Ruhlman’s reasoning was that it takes only an hour to roast a chicken. Technically, that’s true. Not in real life, though. I tried it the other night just to see. I left my office downtown at the normal 6:30 p.m. An hour on the Blue Line got me to Long Beach at 7:30. Stopping by the grocery to pick up the chicken made it 8 by the time I got to the house. It takes 20 minutes to heat my old O’Keefe and Merritt oven to 400 degrees and then 50 minutes to roast a chicken (plus a 10-minute rest to let the juices settle).

Sorry, I’m just not European enough to sit down to dinner at 9:15 on a weeknight, and judging from freeway traffic and the crowd on the MTA, I’m not alone in keeping that kind of schedule.

The real problem goes deeper than a simple roast chicken, though.

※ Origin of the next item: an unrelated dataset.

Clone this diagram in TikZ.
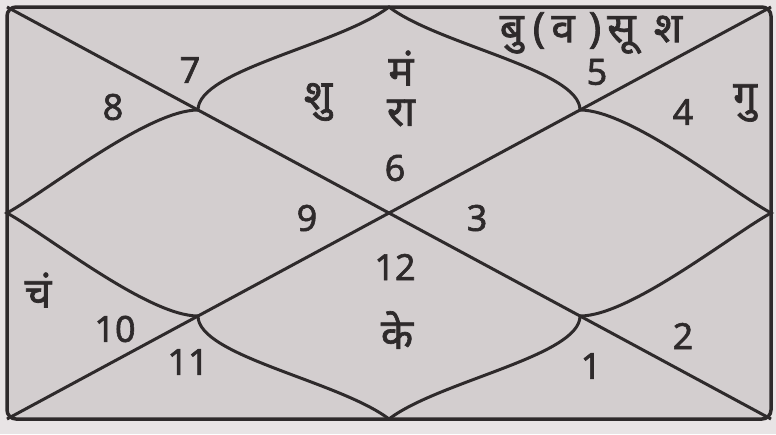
\documentclass[tikz,border=0pt]{standalone}
\usepackage{fontspec}
\setmainfont{Noto Sans}[Script=Devanagari,FakeBold=1.6]
\usepackage{tikz}
\definecolor{chartInk}{HTML}{2E2A2B}
\definecolor{chartPaper}{HTML}{D3CECF}
\definecolor{chartEdge}{HTML}{E8E4E5}

\begin{document}
\begin{tikzpicture}[x=1pt,y=-1pt,line width=3pt,chartInk,
  lbl/.style={text=chartInk,inner sep=0pt,font=\fontsize{36}{38}\selectfont},
  graha/.style={text=chartInk,inner sep=0pt,font=\fontsize{42}{44}\selectfont}]
\fill[chartEdge] (0,0) rectangle (776,434);
\useasboundingbox (0,0) rectangle (776,434);
% frame and corners
\coordinate (tl) at (7,7);
\coordinate (tr) at (771,7);
\coordinate (bl) at (7,419);
\coordinate (br) at (771,419);
\filldraw[fill=chartPaper,line width=3.5pt,rounded corners=9pt] (tl) rectangle (br);
% edge midpoints and quarter points
\coordinate (tm) at (389,7);
\coordinate (bm) at (389,419);
\coordinate (lm) at (7,213);
\coordinate (rm) at (771,213);
\coordinate (q1) at (198,110);
\coordinate (q2) at (580,110);
\coordinate (q3) at (198,316);
\coordinate (q4) at (580,316);
\draw (tl) -- (br);
\draw (bl) -- (tr);
% petals
\draw (q1) .. controls +(0,-40) and +(-50,38) .. (tm) .. controls +(50,38) and +(0,-40) .. (q2);
\draw (q2) .. controls +(50,0) and +(-40,-22) .. (rm) .. controls +(-40,22) and +(50,0) .. (q4);
\draw (q4) .. controls +(0,40) and +(50,-38) .. (bm) .. controls +(-50,-38) and +(0,40) .. (q3);
\draw (q3) .. controls +(-50,0) and +(40,22) .. (lm) .. controls +(40,-22) and +(-50,0) .. (q1);
% house numbers
\node[lbl] (h1) at (591,366) {1};
\node[lbl] (h2) at (683,336) {2};
\node[lbl] (h3) at (477,218) {3};
\node[lbl] (h4) at (683,112) {4};
\node[lbl] (h5) at (597,72) {5};
\node[lbl] (h6) at (395,168) {6};
\node[lbl] (h7) at (190,70) {7};
\node[lbl] (h8) at (113,107) {8};
\node[lbl] (h9) at (307,218) {9};
\node[lbl] (h10) at (115,329) {10};
\node[lbl] (h11) at (188,362) {11};
\node[lbl] (h12) at (395,267) {12};
% planets
\node[graha] (bu) at (591,33) {\mbox{बु}\kern9pt\mbox{(}\kern6pt\mbox{व}\kern14pt\mbox{)}\kern6pt\mbox{सू}\kern18pt\mbox{श}};
\node[graha] (gu) at (745,103) {गु};
\node[graha] (ma) at (401,68) {मं};
\node[graha] (ra) at (401,113) {रा};
\node[graha] (shu) at (318,102) {शु};
\node[graha] (ke) at (397,330) {के};
\node[graha] (ch) at (38,290) {चं};
\end{tikzpicture}
\end{document}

It’s that old black-white, all-nothing attitude that either you are doing things exactly the right way (you know, the way they’ve always been done, the traditional way, the way your French maman would have done it), or you might as well be eating fast food.

There were any number of examples of perfectly fine, realistic dishes Ruhlman could have cited that wouldn’t have made anyone without two hours to spend getting dinner on the table on a Wednesday night feel like a loser who might as well be scarfing up Double-Downs.

He could have talked about an omelet, or pasta with butter and Parmigiano, along with a salad. Maybe even a quick risotto (45 minutes start to finish, including bringing the broth to a simmer).

And, of course, now that all the cool kids are eating them, quesadillas.